**DIRECTIONS FOR THIS TASK**
Print all of the lines exactly. Any picture among them stays out.

[BEGIN DATA SEGMENT]

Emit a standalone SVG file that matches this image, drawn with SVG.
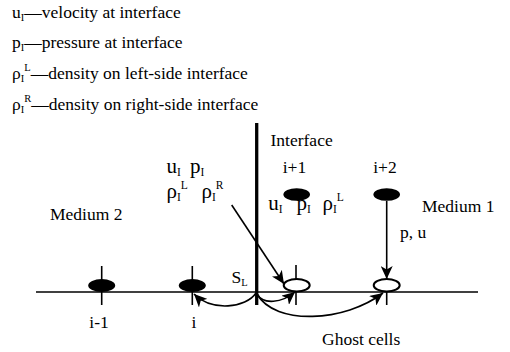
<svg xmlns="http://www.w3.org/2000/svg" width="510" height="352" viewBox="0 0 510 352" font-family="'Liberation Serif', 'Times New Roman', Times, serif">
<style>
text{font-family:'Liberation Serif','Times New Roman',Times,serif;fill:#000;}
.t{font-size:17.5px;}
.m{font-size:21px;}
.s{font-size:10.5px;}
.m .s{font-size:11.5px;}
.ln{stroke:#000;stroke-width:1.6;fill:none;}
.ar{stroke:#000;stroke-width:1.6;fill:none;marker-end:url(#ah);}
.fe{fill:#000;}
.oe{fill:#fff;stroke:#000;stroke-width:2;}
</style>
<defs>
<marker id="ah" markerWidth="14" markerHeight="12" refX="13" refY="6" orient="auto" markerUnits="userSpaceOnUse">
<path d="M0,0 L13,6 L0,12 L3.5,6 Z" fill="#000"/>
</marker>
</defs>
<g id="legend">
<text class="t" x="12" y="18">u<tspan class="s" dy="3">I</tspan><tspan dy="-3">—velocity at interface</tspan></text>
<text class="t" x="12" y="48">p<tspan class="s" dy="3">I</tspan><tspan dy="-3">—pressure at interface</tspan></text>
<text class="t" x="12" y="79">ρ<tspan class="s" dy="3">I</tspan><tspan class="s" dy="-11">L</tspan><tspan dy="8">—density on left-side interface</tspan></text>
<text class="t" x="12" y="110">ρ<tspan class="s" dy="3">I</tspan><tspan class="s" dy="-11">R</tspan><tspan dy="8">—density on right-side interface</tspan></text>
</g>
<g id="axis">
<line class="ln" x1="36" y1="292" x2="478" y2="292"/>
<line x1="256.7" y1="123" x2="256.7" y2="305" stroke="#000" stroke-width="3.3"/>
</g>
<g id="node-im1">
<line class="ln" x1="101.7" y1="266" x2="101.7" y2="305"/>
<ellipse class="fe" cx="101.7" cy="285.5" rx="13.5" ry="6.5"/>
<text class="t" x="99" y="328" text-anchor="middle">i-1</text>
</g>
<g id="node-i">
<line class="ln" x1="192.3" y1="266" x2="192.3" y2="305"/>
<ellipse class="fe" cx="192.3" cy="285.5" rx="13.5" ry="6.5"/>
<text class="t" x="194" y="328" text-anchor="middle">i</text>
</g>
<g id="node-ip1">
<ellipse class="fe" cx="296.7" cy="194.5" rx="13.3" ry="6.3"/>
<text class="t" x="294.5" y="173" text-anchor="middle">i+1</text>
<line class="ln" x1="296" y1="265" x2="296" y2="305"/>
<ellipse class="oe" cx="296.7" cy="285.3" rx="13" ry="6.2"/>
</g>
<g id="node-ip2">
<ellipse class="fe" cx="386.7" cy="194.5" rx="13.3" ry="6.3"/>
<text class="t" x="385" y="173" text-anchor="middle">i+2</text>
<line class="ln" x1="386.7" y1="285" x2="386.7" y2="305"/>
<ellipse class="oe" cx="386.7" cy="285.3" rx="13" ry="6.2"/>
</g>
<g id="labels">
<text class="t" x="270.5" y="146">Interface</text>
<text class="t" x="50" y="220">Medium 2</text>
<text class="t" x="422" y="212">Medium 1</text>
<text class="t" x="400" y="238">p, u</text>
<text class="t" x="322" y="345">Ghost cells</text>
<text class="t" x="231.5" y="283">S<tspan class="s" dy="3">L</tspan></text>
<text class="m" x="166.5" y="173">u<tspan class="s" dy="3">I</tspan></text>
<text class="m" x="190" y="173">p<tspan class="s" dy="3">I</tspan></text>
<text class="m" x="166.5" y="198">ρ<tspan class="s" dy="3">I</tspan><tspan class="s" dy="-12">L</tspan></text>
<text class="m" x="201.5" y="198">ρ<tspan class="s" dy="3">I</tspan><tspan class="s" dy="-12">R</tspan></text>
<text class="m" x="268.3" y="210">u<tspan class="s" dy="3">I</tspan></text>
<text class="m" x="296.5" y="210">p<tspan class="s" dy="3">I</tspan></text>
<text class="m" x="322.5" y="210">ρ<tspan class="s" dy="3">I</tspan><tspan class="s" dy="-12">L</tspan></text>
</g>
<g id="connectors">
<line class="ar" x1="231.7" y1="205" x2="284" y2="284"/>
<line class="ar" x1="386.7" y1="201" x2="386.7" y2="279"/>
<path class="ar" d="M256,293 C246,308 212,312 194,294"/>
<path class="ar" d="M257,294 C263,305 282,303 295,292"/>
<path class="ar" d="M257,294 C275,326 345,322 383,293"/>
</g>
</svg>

[END DATA SEGMENT]

**SOLUTION BELOW**
Emit a standalone SVG file that matches this image, drawn with SVG.
<svg xmlns="http://www.w3.org/2000/svg" width="510" height="352" viewBox="0 0 510 352" font-family="'Liberation Serif', 'Times New Roman', Times, serif">
<style>
text{font-family:'Liberation Serif','Times New Roman',Times,serif;fill:#000;}
.t{font-size:17.5px;}
.m{font-size:21px;}
.s{font-size:10.5px;}
.m .s{font-size:11.5px;}
.ln{stroke:#000;stroke-width:1.6;fill:none;}
.ar{stroke:#000;stroke-width:1.6;fill:none;marker-end:url(#ah);}
.fe{fill:#000;}
.oe{fill:#fff;stroke:#000;stroke-width:2;}
</style>
<defs>
<marker id="ah" markerWidth="14" markerHeight="12" refX="13" refY="6" orient="auto" markerUnits="userSpaceOnUse">
<path d="M0,0 L13,6 L0,12 L3.5,6 Z" fill="#000"/>
</marker>
</defs>
<g id="legend">
<text class="t" x="12" y="18">u<tspan class="s" dy="3">I</tspan><tspan dy="-3">—velocity at interface</tspan></text>
<text class="t" x="12" y="48">p<tspan class="s" dy="3">I</tspan><tspan dy="-3">—pressure at interface</tspan></text>
<text class="t" x="12" y="79">ρ<tspan class="s" dy="3">I</tspan><tspan class="s" dy="-11">L</tspan><tspan dy="8">—density on left-side interface</tspan></text>
<text class="t" x="12" y="110">ρ<tspan class="s" dy="3">I</tspan><tspan class="s" dy="-11">R</tspan><tspan dy="8">—density on right-side interface</tspan></text>
</g>
<g id="axis">
<line class="ln" x1="36" y1="292" x2="478" y2="292"/>
<line x1="256.7" y1="123" x2="256.7" y2="305" stroke="#000" stroke-width="3.3"/>
</g>
<g id="node-im1">
<line class="ln" x1="101.7" y1="266" x2="101.7" y2="305"/>
<ellipse class="fe" cx="101.7" cy="285.5" rx="13.5" ry="6.5"/>
<text class="t" x="99" y="328" text-anchor="middle">i-1</text>
</g>
<g id="node-i">
<line class="ln" x1="192.3" y1="266" x2="192.3" y2="305"/>
<ellipse class="fe" cx="192.3" cy="285.5" rx="13.5" ry="6.5"/>
<text class="t" x="194" y="328" text-anchor="middle">i</text>
</g>
<g id="node-ip1">
<ellipse class="fe" cx="296.7" cy="194.5" rx="13.3" ry="6.3"/>
<text class="t" x="294.5" y="173" text-anchor="middle">i+1</text>
<line class="ln" x1="296" y1="265" x2="296" y2="305"/>
<ellipse class="oe" cx="296.7" cy="285.3" rx="13" ry="6.2"/>
</g>
<g id="node-ip2">
<ellipse class="fe" cx="386.7" cy="194.5" rx="13.3" ry="6.3"/>
<text class="t" x="385" y="173" text-anchor="middle">i+2</text>
<line class="ln" x1="386.7" y1="285" x2="386.7" y2="305"/>
<ellipse class="oe" cx="386.7" cy="285.3" rx="13" ry="6.2"/>
</g>
<g id="labels">
<text class="t" x="270.5" y="146">Interface</text>
<text class="t" x="50" y="220">Medium 2</text>
<text class="t" x="422" y="212">Medium 1</text>
<text class="t" x="400" y="238">p, u</text>
<text class="t" x="322" y="345">Ghost cells</text>
<text class="t" x="231.5" y="283">S<tspan class="s" dy="3">L</tspan></text>
<text class="m" x="166.5" y="173">u<tspan class="s" dy="3">I</tspan></text>
<text class="m" x="190" y="173">p<tspan class="s" dy="3">I</tspan></text>
<text class="m" x="166.5" y="198">ρ<tspan class="s" dy="3">I</tspan><tspan class="s" dy="-12">L</tspan></text>
<text class="m" x="201.5" y="198">ρ<tspan class="s" dy="3">I</tspan><tspan class="s" dy="-12">R</tspan></text>
<text class="m" x="268.3" y="210">u<tspan class="s" dy="3">I</tspan></text>
<text class="m" x="296.5" y="210">p<tspan class="s" dy="3">I</tspan></text>
<text class="m" x="322.5" y="210">ρ<tspan class="s" dy="3">I</tspan><tspan class="s" dy="-12">L</tspan></text>
</g>
<g id="connectors">
<line class="ar" x1="231.7" y1="205" x2="284" y2="284"/>
<line class="ar" x1="386.7" y1="201" x2="386.7" y2="279"/>
<path class="ar" d="M256,293 C246,308 212,312 194,294"/>
<path class="ar" d="M257,294 C263,305 282,303 295,292"/>
<path class="ar" d="M257,294 C275,326 345,322 383,293"/>
</g>
</svg>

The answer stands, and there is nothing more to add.